Protection from HIV infection for women could be as simple as inserting a tampon shaped applicator minutes before having sex. Bio-engineers from the University of Washington have discovered a potential faster way to deliver drugs to protect women from HIV infection. This new method spins the drugs into silk-like fibers that quickly dissolve when in contact with moisture. This could potentially provide a more effective and discreet form of HIV protection, by inserting a drug-loaded applicator into the vagina before having sex.
The team from the University of Washington found that electrically spun cloth could be dissolved to release drugs, and that these electrically spun fiber materials can hold 10 times the concentration of medicine as anti-HIV gels currently under development. This would release higher doses of the drugs than current used methods such as vaginal gels or creams.
At present, some people who are considered high-risk for HIV infection are prescribed daily pills called pre-exposure prophylaxis (PrEP) to protect against the virus. Advancements in this topical HIV protection method, in the form of films and gels, are just starting to be developed. These products need to be placed in the vagina before sexual intercourse, allowing for the drugs to be dissolved and diffuse into the surrounding tissue. These drugs, called microbicides, must be given in large doses minutes before sex to be effective.

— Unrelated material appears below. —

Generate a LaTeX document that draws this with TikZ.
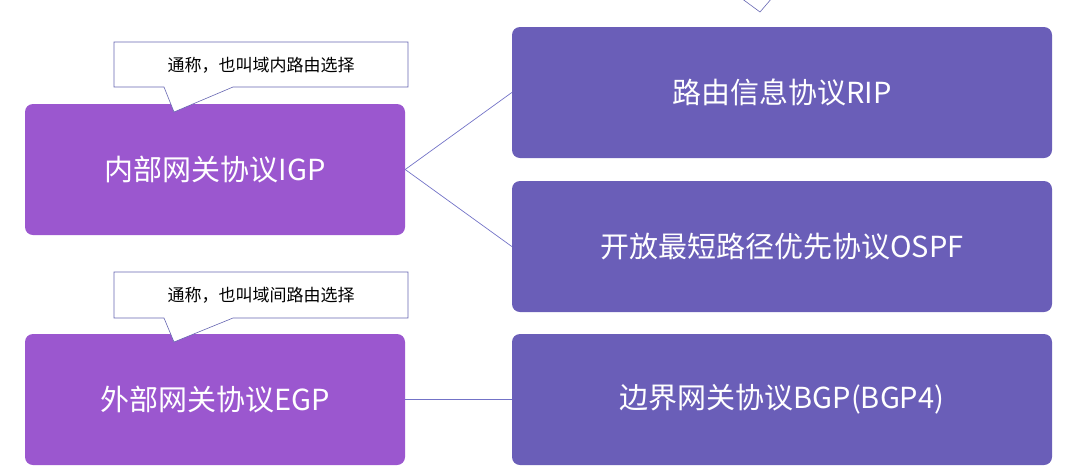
\documentclass[tikz,border=0pt]{standalone}
\usepackage{fontspec}
\setmainfont{Noto Sans CJK SC}
\begin{document}
\begin{tikzpicture}[x=1pt,y=-1pt,
  lbox/.style={draw=none,fill=#1,rounded corners=8pt,text=white,font=\fontsize{29}{34}\selectfont,inner sep=0pt},
  call/.style={draw=black!50!blue!60,fill=white,line width=0.6pt},
  conn/.style={draw=black!40!blue!55,line width=0.7pt}]
\useasboundingbox (0,0) rectangle (1087,472);
\definecolor{pA}{HTML}{9B57CF}
\definecolor{pB}{HTML}{6A5EB8}
\node[lbox=pA,minimum width=380pt,minimum height=131pt] (igp) at (215,169.5) {内部网关协议IGP};
\node[lbox=pA,minimum width=380pt,minimum height=131pt] (egp) at (215,399.5) {外部网关协议EGP};
\node[lbox=pB,minimum width=540pt,minimum height=131pt] (rip) at (782,92.5) {路由信息协议RIP};
\node[lbox=pB,minimum width=540pt,minimum height=131pt] (ospf) at (782,246.5) {开放最短路径优先协议OSPF};
\node[lbox=pB,minimum width=540pt,minimum height=131pt] (bgp) at (782,399.5) {边界网关协议BGP(BGP4)};
\draw[conn] (igp.east) -- (rip.west);
\draw[conn] (igp.east) -- (ospf.west);
\draw[conn] (egp.east) -- (bgp.west);
% callouts
\draw[call] (114,42) -- (408,42) -- (408,87) -- (233,87) -- (174,112) -- (164,87) -- (114,87) -- cycle;
\node[font=\fontsize{17}{20}\selectfont] (c1) at (261,65) {通称，也叫域内路由选择};
\draw[call] (114,272) -- (408,272) -- (408,318) -- (233,318) -- (174,342) -- (164,318) -- (114,318) -- cycle;
\node[font=\fontsize{17}{20}\selectfont] (c2) at (261,295) {通称，也叫域间路由选择};
\coordinate (t1) at (741,-2);
\coordinate (t2) at (760,12);
\coordinate (t3) at (772,-2);
\draw[call,fill=none] (t1) -- (t2) -- (t3);
\end{tikzpicture}
\end{document}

These gels and films haven’t performed well in clinical trials because they are not easy to use. Drugs in film form take at least 15 minutes to fully dissolve in the body, and the volume of gels must be large enough to deliver a full dose but small enough to prevent leakage. This makes microbicides difficult for a woman to use before sex. Furthermore, the effectiveness of these drugs depends on high enough dosages and quick release.

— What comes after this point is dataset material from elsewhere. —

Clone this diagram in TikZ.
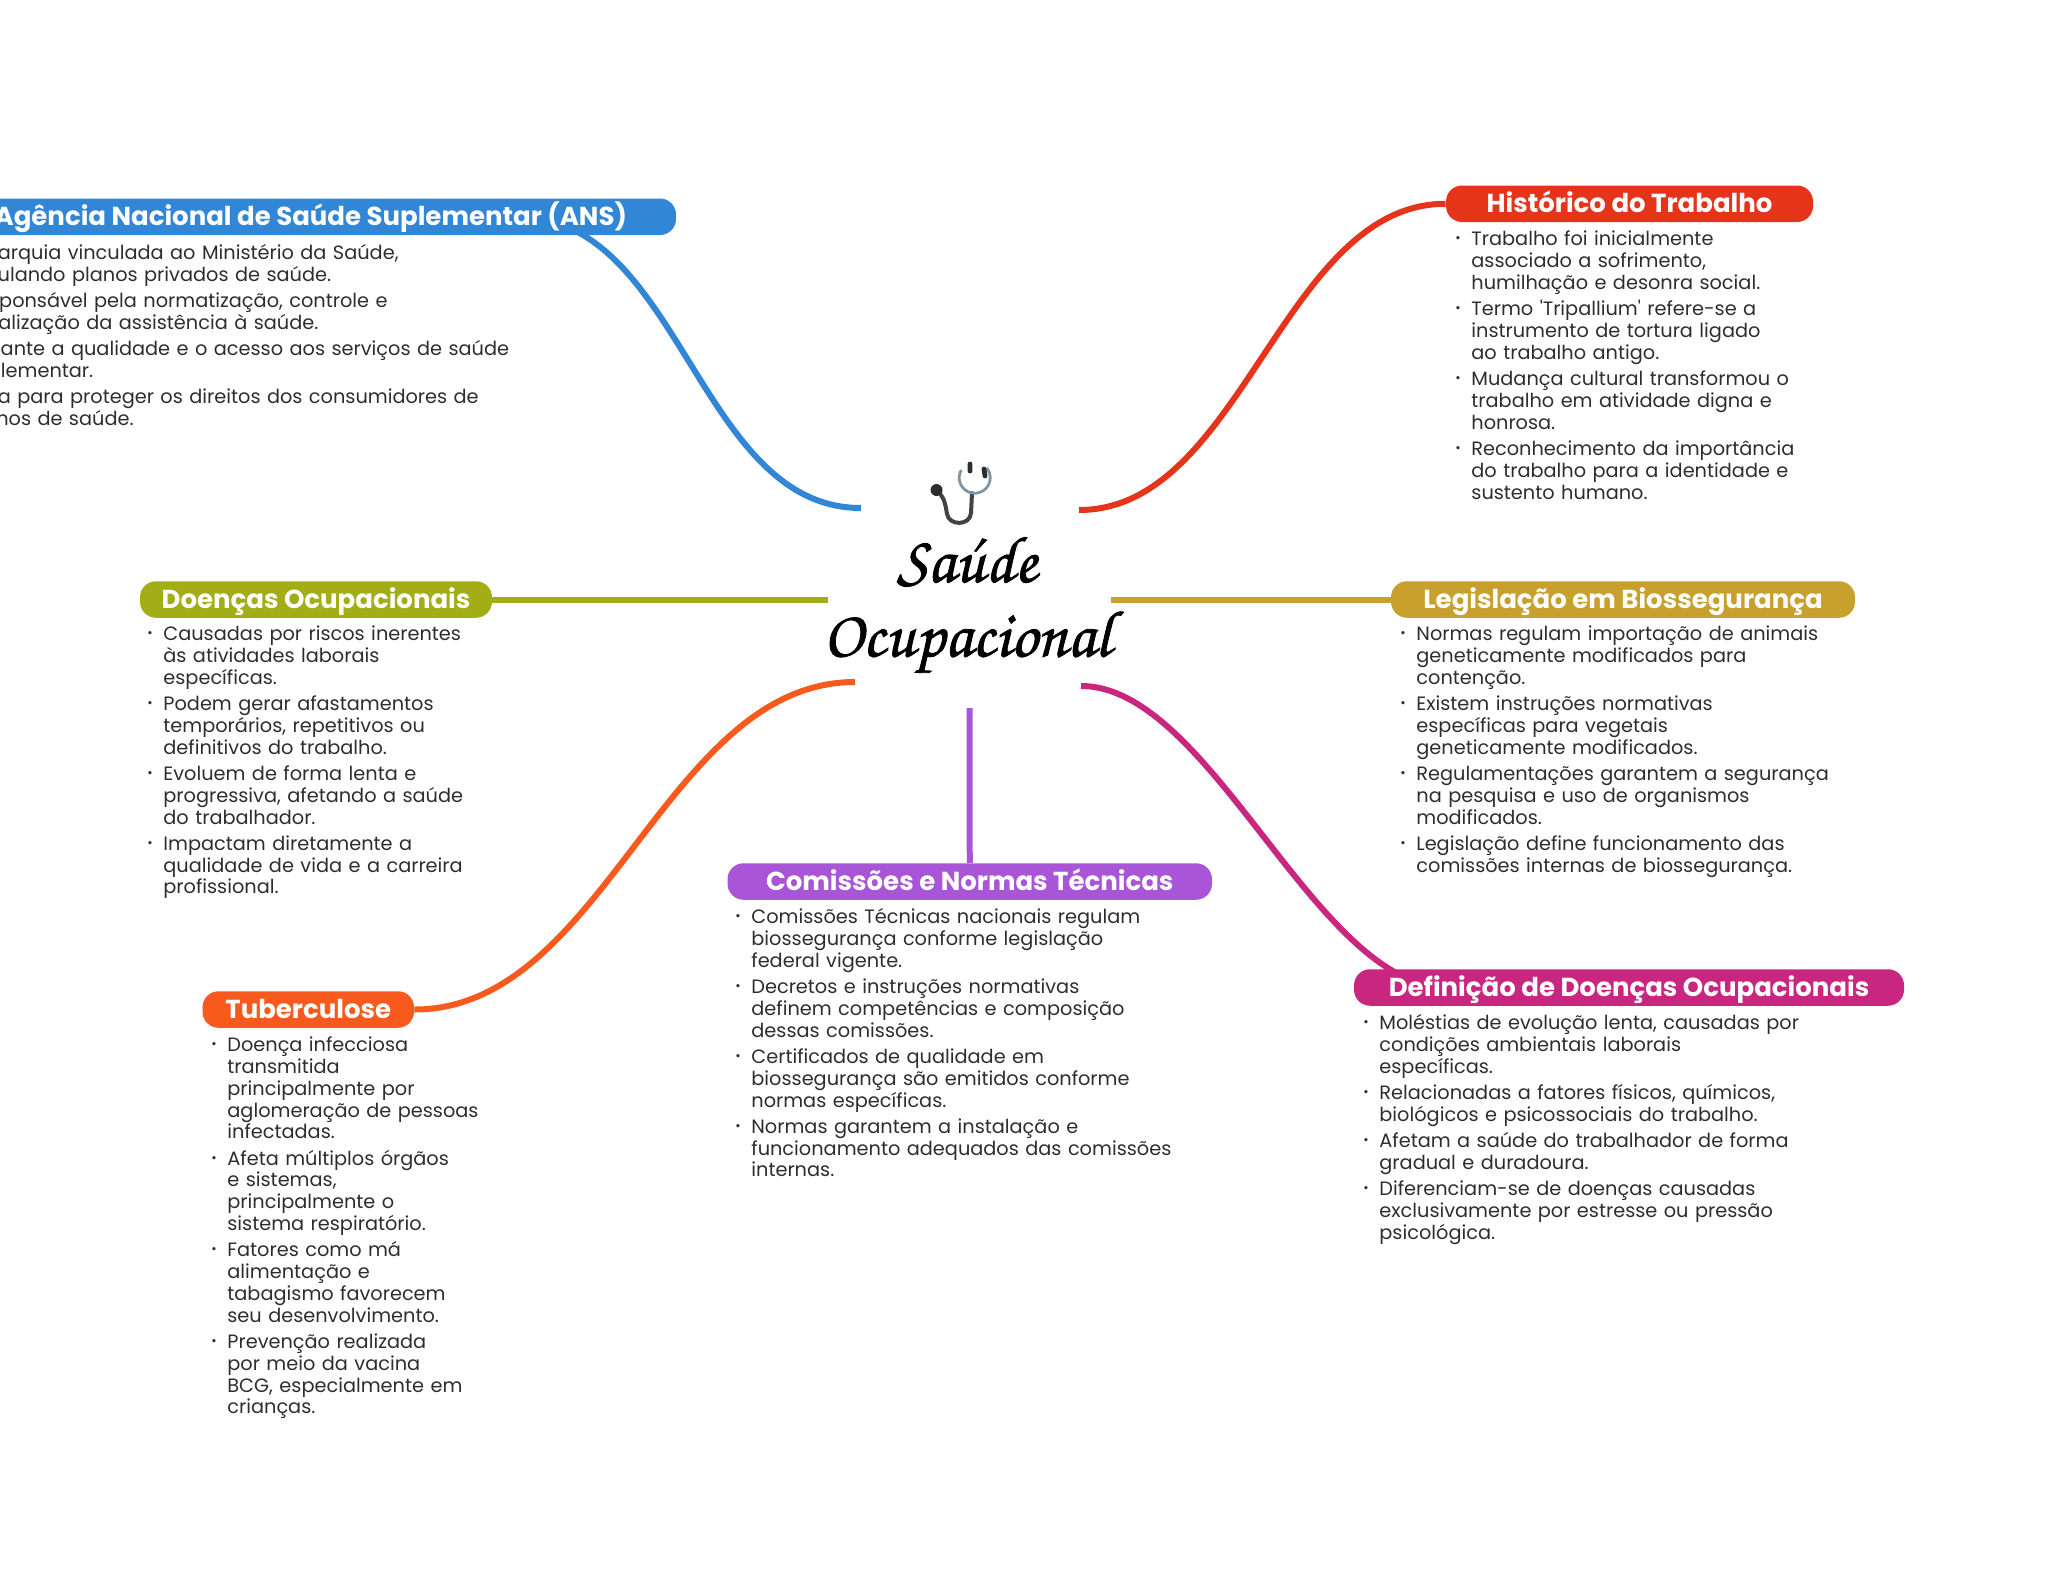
\documentclass[tikz,border=0pt]{standalone}
\usepackage{fontspec}
\setmainfont{Poppins}
\newfontfamily\titlefont[FakeBold=1.2]{TeX Gyre Chorus}
\usetikzlibrary{backgrounds}
\definecolor{ansblue}{HTML}{3286D6}
\definecolor{hisred}{HTML}{E5341A}
\definecolor{leggold}{HTML}{C8A02E}
\definecolor{dfnpink}{HTML}{C9267F}
\definecolor{compurple}{HTML}{A855D8}
\definecolor{tuborange}{HTML}{F85A1E}
\definecolor{doeolive}{HTML}{A3AD16}
\definecolor{bodygray}{HTML}{2D2D2D}
\definecolor{scopegray}{HTML}{7F95A3}
\newcommand{\itm}[1]{\noindent\makebox[8pt][l]{\raisebox{1.5pt}{\fontsize{6.5pt}{6.5pt}\selectfont\textbullet}}\parbox[t]{\dimexpr\linewidth-8pt}{\raggedright\strut #1\strut}\par\vspace{1.25pt}}
\tikzset{
  pill/.style={fill=#1,text=white,rounded corners=8pt,inner sep=0pt,minimum height=18.25pt,text height=10.6pt,text depth=1.6pt,font=\fontsize{13pt}{15pt}\selectfont\bfseries},
  listbox/.style={anchor=north west,inner sep=0pt,text width=300pt,text=bodygray,font=\fontsize{9.66pt}{10.9pt}\selectfont},
  branch/.style={line width=3pt,draw=#1}
}
\begin{document}
\begin{tikzpicture}[x=.5pt,y=-.5pt]
\useasboundingbox (0,0) rectangle (2048,1569);
\clip (0,0) rectangle (2048,1569);

\coordinate (Cans) at (861,508);
\coordinate (Chis) at (1079,510);
\coordinate (Cdoe) at (828,599.5);
\coordinate (Cleg) at (1111,599.5);
\coordinate (Ctub) at (855,682);
\coordinate (Cdfn) at (1081,686);
\coordinate (Ccom) at (969.5,708);
\coordinate (Ians) at (518,217);
\coordinate (Idfn) at (1446,987);

\node[align=center,font=\fontsize{33pt}{37.2pt}\selectfont\titlefont] (title) at (967,605) {Saúde\\Ocupacional};

\node[pill=ansblue,minimum width=365.2pt] (ans) at (310.8,216.75) {Agência Nacional de Saúde Suplementar (ANS)};
\node[pill=hisred,minimum width=183.5pt] (his) at (1629.5,203.75) {Histórico do Trabalho};
\node[pill=leggold,minimum width=232pt] (leg) at (1623,599.5) {Legislação em Biossegurança};
\node[pill=dfnpink,minimum width=275pt] (dfn) at (1629,987.5) {Definição de Doenças Ocupacionais};
\node[pill=compurple,minimum width=242.25pt] (com) at (969.75,881.5) {Comissões e Normas Técnicas};
\node[pill=tuborange,minimum width=105.75pt] (tub) at (308.25,1009.5) {Tuberculose};
\node[pill=doeolive,minimum width=176pt] (doe) at (316,599.5) {Doenças Ocupacionais};

\begin{scope}[on background layer]
\draw[branch=ansblue] (Cans) .. controls +(-163,0) and +(163,0) .. (Ians);
\draw[branch=hisred] (Chis) .. controls +(163,0) and +(-163,0) .. (his.west);
\draw[branch=doeolive] (Cdoe) -- (doe.east);
\draw[branch=leggold] (Cleg) -- (leg.west);
\draw[branch=tuborange] (Ctub) .. controls +(-190,0) and +(190,0) .. (tub.east);
\draw[branch=dfnpink] (Cdfn) .. controls +(130,0) and +(-130,0) .. (Idfn);
\draw[branch=compurple] (Ccom) -- (com.north);
\end{scope}

\node[listbox] (ansl) at (-51,244) {
\itm{Autarquia vinculada ao Ministério da Saúde,\\regulando planos privados de saúde.}
\itm{Responsável pela normatização, controle e\\fiscalização da assistência à saúde.}
\itm{Garante a qualidade e o acesso aos serviços de saúde\\suplementar.}
\itm{Atua para proteger os direitos dos consumidores de\\planos de saúde.}};

\node[listbox] (hisl) at (1455,230) {
\itm{Trabalho foi inicialmente\\associado a sofrimento,\\humilhação e desonra social.}
\itm{Termo \textquotesingle Tripallium\textquotesingle{} refere-se a\\instrumento de tortura ligado\\ao trabalho antigo.}
\itm{Mudança cultural transformou o\\trabalho em atividade digna e\\honrosa.}
\itm{Reconhecimento da importância\\do trabalho para a identidade e\\sustento humano.}};

\node[listbox] (legl) at (1400,625) {
\itm{Normas regulam importação de animais\\geneticamente modificados para\\contenção.}
\itm{Existem instruções normativas\\específicas para vegetais\\geneticamente modificados.}
\itm{Regulamentações garantem a segurança\\na pesquisa e uso de organismos\\modificados.}
\itm{Legislação define funcionamento das\\comissões internas de biossegurança.}};

\node[listbox] (dfnl) at (1363,1014) {
\itm{Moléstias de evolução lenta, causadas por\\condições ambientais laborais\\específicas.}
\itm{Relacionadas a fatores físicos, químicos,\\biológicos e psicossociais do trabalho.}
\itm{Afetam a saúde do trabalhador de forma\\gradual e duradoura.}
\itm{Diferenciam-se de doenças causadas\\exclusivamente por estresse ou pressão\\psicológica.}};

\node[listbox] (coml) at (735,908) {
\itm{Comissões Técnicas nacionais regulam\\biossegurança conforme legislação\\federal vigente.}
\itm{Decretos e instruções normativas\\definem competências e composição\\dessas comissões.}
\itm{Certificados de qualidade em\\biossegurança são emitidos conforme\\normas específicas.}
\itm{Normas garantem a instalação e\\funcionamento adequados das comissões\\internas.}};

\node[listbox] (tubl) at (211,1036) {
\itm{Doença infecciosa\\transmitida\\principalmente por\\aglomeração de pessoas\\infectadas.}
\itm{Afeta múltiplos órgãos\\e sistemas,\\principalmente o\\sistema respiratório.}
\itm{Fatores como má\\alimentação e\\tabagismo favorecem\\seu desenvolvimento.}
\itm{Prevenção realizada\\por meio da vacina\\BCG, especialmente em\\crianças.}};

\node[listbox] (doel) at (147,625) {
\itm{Causadas por riscos inerentes\\às atividades laborais\\específicas.}
\itm{Podem gerar afastamentos\\temporários, repetitivos ou\\definitivos do trabalho.}
\itm{Evoluem de forma lenta e\\progressiva, afetando a saúde\\do trabalhador.}
\itm{Impactam diretamente a\\qualidade de vida e a carreira\\profissional.}};

\draw[line width=2pt,draw=bodygray!90,line cap=round] (941,495) .. controls (945,500) and (946,508) .. (947,514) .. controls (949,526) and (970,526) .. (971,513) -- (972,493);
\draw[line width=1.4pt,draw=scopegray] (972,493) arc[start angle=100,end angle=-40,radius=15.5];
\draw[line width=1.4pt,draw=scopegray] (972,493) arc[start angle=100,end angle=210,radius=15.5];
\fill[draw=none,fill=bodygray] (936.5,490) circle[radius=6];
\draw[line width=2.4pt,draw=bodygray,line cap=round] (970,464) -- (970,471) (984,469) -- (985,476);
\end{tikzpicture}
\end{document}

The newly developed soft, dissolving fibers could be rolled into a tampon applicator for insertion, or be built into the shape of a vaginal ring, similar to those used for contraception. This fiber platform technology is thought to have the capability of being developed into multifunctional medical fabrics that would solve challenges related to biological efficacy and user preferences. Researchers are currently focusing on developing prototypes that can be tested for safety and efficacy in animal models.